RM: I’m excited to see what Atlanta does on Day 2. I’m not a huge fan of the selection of Drake London – wide receiver is a strange investment for a roster with so many other holes – but they have four draft picks on Day 2. If they find great value at positions of need with those selections, the London pick may look okay in hindsight.

DP: Where do the quarterbacks go? With guys like Malik Willis and Desmond Ridder, there’s now less pressure both on the player and the team for them to come in and have them be “the guy.” This is now a spot where each of them could be a nice value and worth throwing into a training camp competition. Seattle is coming up at picks 40 and 41. Atlanta is right behind at 43. There didn’t seem to be good value in the middle round for a quarterback because we expected these two to be gone by now, but the risk-reward — especially for a player like Willis — completely changes with them available in the second round.

RH: Definitely curious to see where the quarterback shake out on Friday. Seattle, Atlanta, and Detroit all could still make their swing on a passer with high upside and contractual leverage if successful (lucky). Even though the league openly told us they were down on this draft class, I was still surprised that Malik Willis did not squeeze into Thursday.

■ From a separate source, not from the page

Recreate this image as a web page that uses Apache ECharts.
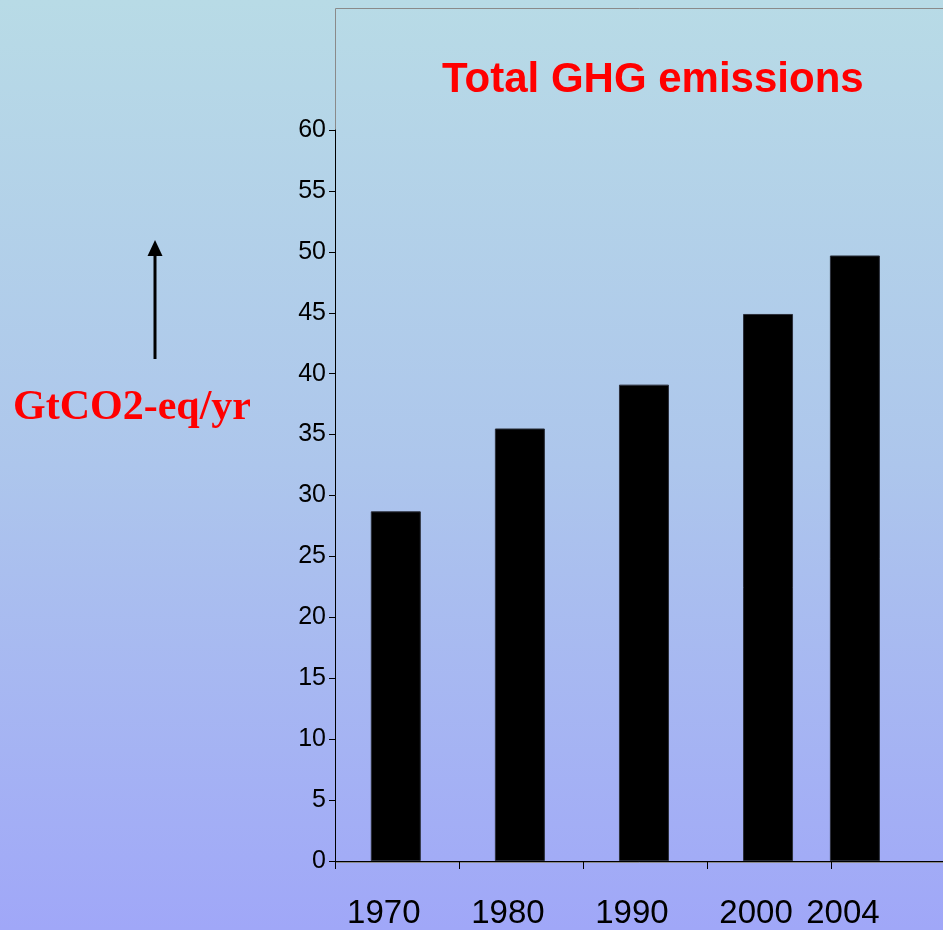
<!DOCTYPE html>
<html>
<head>
<meta charset="utf-8">
<script src="https://cdn.jsdelivr.net/npm/echarts@6/dist/echarts.min.js"></script>
<style>
  html, body { margin: 0; padding: 0; }
  #chart { width: 943px; height: 930px;
    background: linear-gradient(to bottom, #b8dbe6 0%, #adc6ec 50%, #a0a7f8 100%); }
</style>
</head>
<body>
<div id="chart"></div>
<script>
// Data
const years = ['1970', '1980', '1990', '2000', '2004'];
const slots = [0.49, 1.49, 2.49, 3.49, 4.19];          // bar place along the x scale (slot units)
const emissions = [28.7, 35.5, 39.1, 44.9, 49.7];      // GtCO2-eq/yr
const yTicks = [0, 5, 10, 15, 20, 25, 30, 35, 40, 45, 50, 55, 60];
const xTicks = [0, 1, 2, 3, 4];

const chart = echarts.init(document.getElementById('chart'), null, { renderer: 'canvas' });

const option = {
  backgroundColor: 'transparent',
  animation: false,
  title: {
    text: 'Total GHG emissions',
    left: 437,
    top: 54,
    textStyle: { color: '#ff0000', fontFamily: 'Liberation Sans, Arial, sans-serif', fontWeight: 'bold', fontSize: 42 }
  },
  grid: { left: 335, top: 130, right: 0, bottom: 68 },
  xAxis: {
    type: 'value',
    min: 0,
    max: 4.9,
    interval: 1,
    splitLine: { show: false },
    axisLine: { show: true, lineStyle: { color: '#000', width: 1 } },
    axisTick: { show: true, length: 8, inside: false, customValues: xTicks, lineStyle: { color: '#000' } },
    axisLabel: {
      customValues: slots,
      formatter: function (v) {
        let best = 0;
        for (let i = 0; i < slots.length; i++) if (Math.abs(slots[i] - v) < Math.abs(slots[best] - v)) best = i;
        return years[best];
      },
      margin: 36,
      padding: [0, 24, 0, 0],
      color: '#000',
      fontSize: 33,
      fontFamily: 'Liberation Sans, Arial, sans-serif'
    }
  },
  yAxis: {
    type: 'value',
    min: 0,
    max: 60,
    interval: 5,
    splitLine: { show: false },
    axisLine: { show: true, lineStyle: { color: '#000', width: 1 } },
    axisTick: { show: true, length: 6, inside: false, lineStyle: { color: '#000' } },
    axisLabel: {
      customValues: yTicks,
      margin: 9,
      color: '#000',
      fontSize: 25,
      fontFamily: 'Liberation Sans, Arial, sans-serif'
    }
  },
  graphic: [
    {
      type: 'rect', z: -1, silent: true,
      shape: { x: 335.5, y: 8.5, width: 700, height: 854 },
      style: { fill: 'none', stroke: '#8a8a8a', lineWidth: 1 }
    },
    {
      type: 'line', silent: true,
      shape: { x1: 155, y1: 359, x2: 155, y2: 252 },
      style: { stroke: '#000', lineWidth: 3 }
    },
    {
      type: 'polygon', silent: true,
      shape: { points: [[147.5, 256], [162.5, 256], [155, 240]] },
      style: { fill: '#000' }
    },
    {
      type: 'text', silent: true,
      x: 132, y: 408,
      style: {
        text: 'GtCO2-eq/yr',
        fill: '#ff0000',
        font: 'bold 42px "Liberation Serif", "Times New Roman", serif',
        align: 'center',
        verticalAlign: 'middle'
      }
    }
  ],
  series: [{
    type: 'bar',
    data: slots.map((s, i) => [s, emissions[i]]),
    barWidth: 50,
    itemStyle: { color: '#000', borderColor: '#2b2f3a', borderWidth: 1 }
  }]
};

chart.setOption(option);
</script>
</body>
</html>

Being the resident fantasy gamer, I also want to know where the top backs Breece Hall and Kenneth Walker end up.

Give one Player-Team Connection You’d Like To See On Day 2

RM: Baylor safety Jalen Pitre would be a great fit in Washington. He’s smaller than Landon Collins, but I’d trust him to fit into that role based on his performance in a similar position in Dave Aranda’s defense at Baylor. Ron Rivera needs another guy who can fly around the field and make plays against the run, and that’s Pitre’s greatest strength

DP: Georgia LB Channing Tindall to the Ravens. Baltimore’s linebackers have been lacking and Tindall would give them a versatile and athletic playmaker in the second level. Tindall can cover but his best traits are his blitzing ability (31% blitz rate) and tackling (position-best 5% broken + missed tackle rate).

RH: Completely a pipe dream, but it would be great if the football deities could somehow swing a trade of D.K. Metcalf to the Packers on Friday.